October 1995

 

Patience is a powerful thing. Patient is a powerful way to be. Mmm, the feeling.
Lena's in town visiting her relatives and I met up with her on her brother's farm. I met three of the sweetest Assyrian girls. Their ages range from ten to sixteen and I'm worried about them because they have just moved to the States from Iran and do not speak the language, yet! How awful school will be for them, at first. I remember. The fear, the culture shock. God, please give them the strength to deal with the unnecessary pain spoiled and ungrateful American children will inflict upon them.
The girls were so charming and pure- I realized where I come from.

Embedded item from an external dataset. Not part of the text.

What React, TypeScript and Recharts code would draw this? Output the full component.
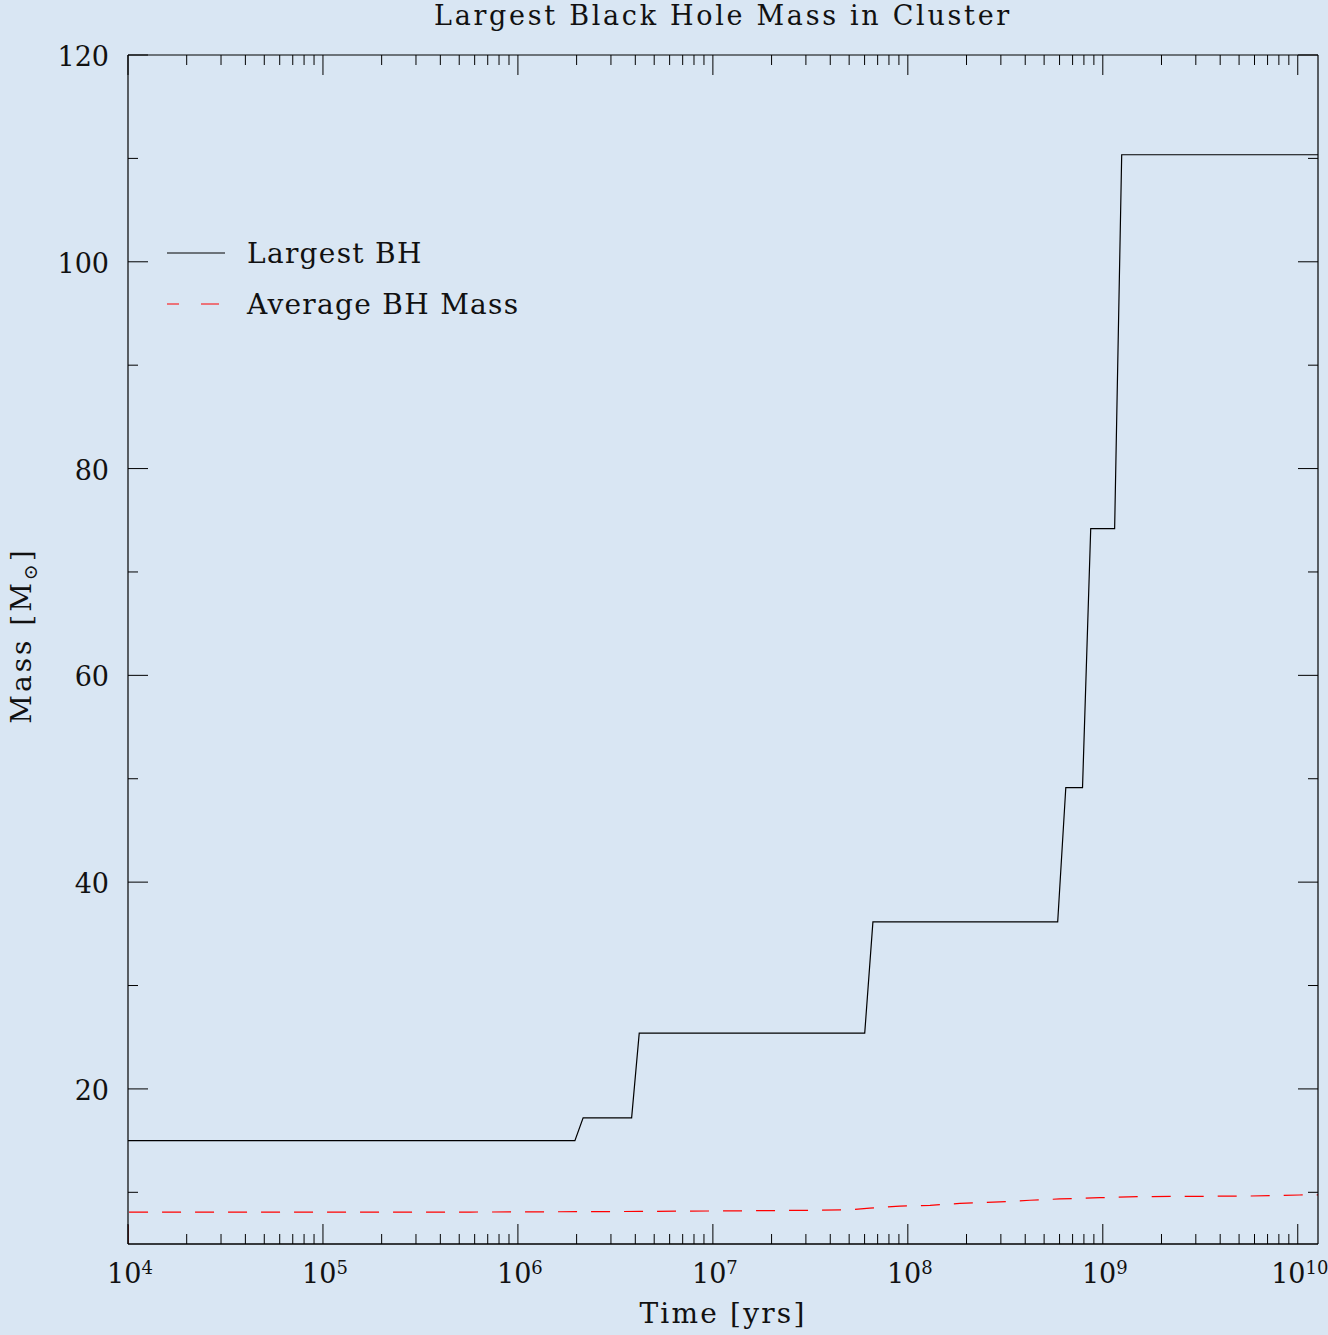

Dad was in the hospital. When he got out he was robbed. I am so sad for him. Lena's back in Chicago, her trip cut short because of dad's misfortunes.
Sometimes I wish I could go back to Iran and see the places where I was a child. I keep thinking everyone's still there and the same. But most are dead.
Nothing about life is glamorous.
When I pause I realize that I have always just been holding on. Isn't there more?
I need to breathe, relax, chill out.

Mom's in her own world, which is far, far away from mine.
I went to The Brave Bull, Modesto's gay bar, with Vickie, my dyke manager. We played pool and had a couple beers. I met a Jim there with whom I went to eat. Afterwards, we sat in a parked car and talked. Nothing happened. Neither of us wanted it.

I have talked myself into calmness. Mom and I are getting along famously.
Brandon called. I miss it. It was all so foolishly romantic.
Leaves are changing color. Autumn is a nice time. Sometimes I wonder if the stresses of life are due to the time we live in or the country.